I LOVE Zalto wine glasses but your life is not complete if you settle for the Universal - You NEED the Zalto Burgundy glasses in your life.

----------


## andynap

Some of the wines on the North Shore of Long Island are good too. New York has some very good wines.

----------


## KaraBrooks

> Some of the wines on the North Shore of Long Island are good too. New York has some very good wines.



Agree completely.  I heart NY!

----------


## MIke R

> Interesting article.
> 
> "The first rule? There are no rules. No vintage charts, no snooty swirling, no pretense. Thanks to a new wave of offbeat, downright chuggable bottles from upstart winemakers and importers, there’s never been a better time for the average food lover to buy, drink, and even collect wine—no occasion needed. Pop one open and taste for yourself."
> 
> Perhaps a bit hyperbolic. The world of wine has always been a fascinating adventure, but it's true that there are more players than ever now. Some attempting to create worthwhile products in unexpected places and in unexpected ways. Bravo to them, but I doubt they envision the fruit of their efforts being "chugged" or that one wouldn't bother to swirl and release their wine's aromatics and smell before chugging. And vintages? Vintages _always_ matter. That's an essential part of nature and part of why nobody but nobody can ever know all there is to know about wine.



And lets not forget Wine Trails book exposed how completely full of s**t many self appointed wine snob experts are..... :cool: 


Majority picking a 12 dollar Chateau Michelle Sparkling  Wine over a Dom ....tsk tsk.....and that's one of many blind tests they failed miserably to identify the expensive wine......tsk tsk 

i still want to test you guys and see who is a talker and who  is a walker

----------


## cassidain

Well, I've suffered through a few Ch. Ste. Michelle wines over the years . . .

But, to the point of the article, check out this Jancis Robinson, MW, review of Champagne and English sparklers in a mixed tasting. Quite revelatory. KS, brace yourself. :)

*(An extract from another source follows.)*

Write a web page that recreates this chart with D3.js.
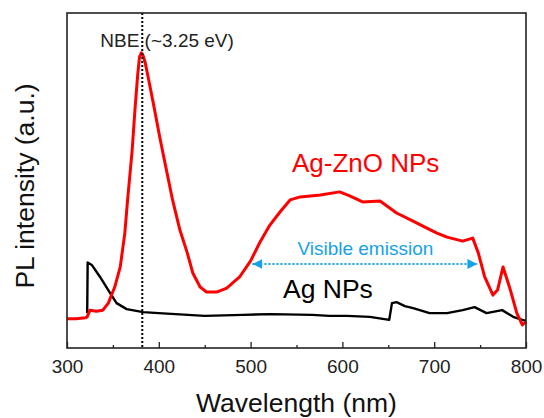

http://www.jancisrobinson.com/articl...e-festive-fizz

----------


## KevinS

No worries. There are a couple of nice Proseccos in my wine fridge, and an equal number of bottles of VC. 'Course there's no Prosecco in the basement, but there is a half-case of VC. I restock at the end of February when VC goes on sale after Christmas, New Years, and Valentines a Day.  In many years, but not all, I've been able to get really close to my SBH price, and I've sometimes been able to beat it.

English sparklers I know nothing about, but I'm not opposed to learning. I've likely got a London trip happening in Q1 2016.

----------


## MIke R

Kevin....you just missed the sale ....,it was 36 bucks til Nov 30

----------


## KevinS

> Kevin....you just missed the sale ....,it was 36 bucks til Nov 30



EOM February is the fun one.  The store that I visit has multiple different varieties of packaging, all for the same price.  I can find swag to share with the people who share swag with me. Last year I shared a bunch of mailboxes.

----------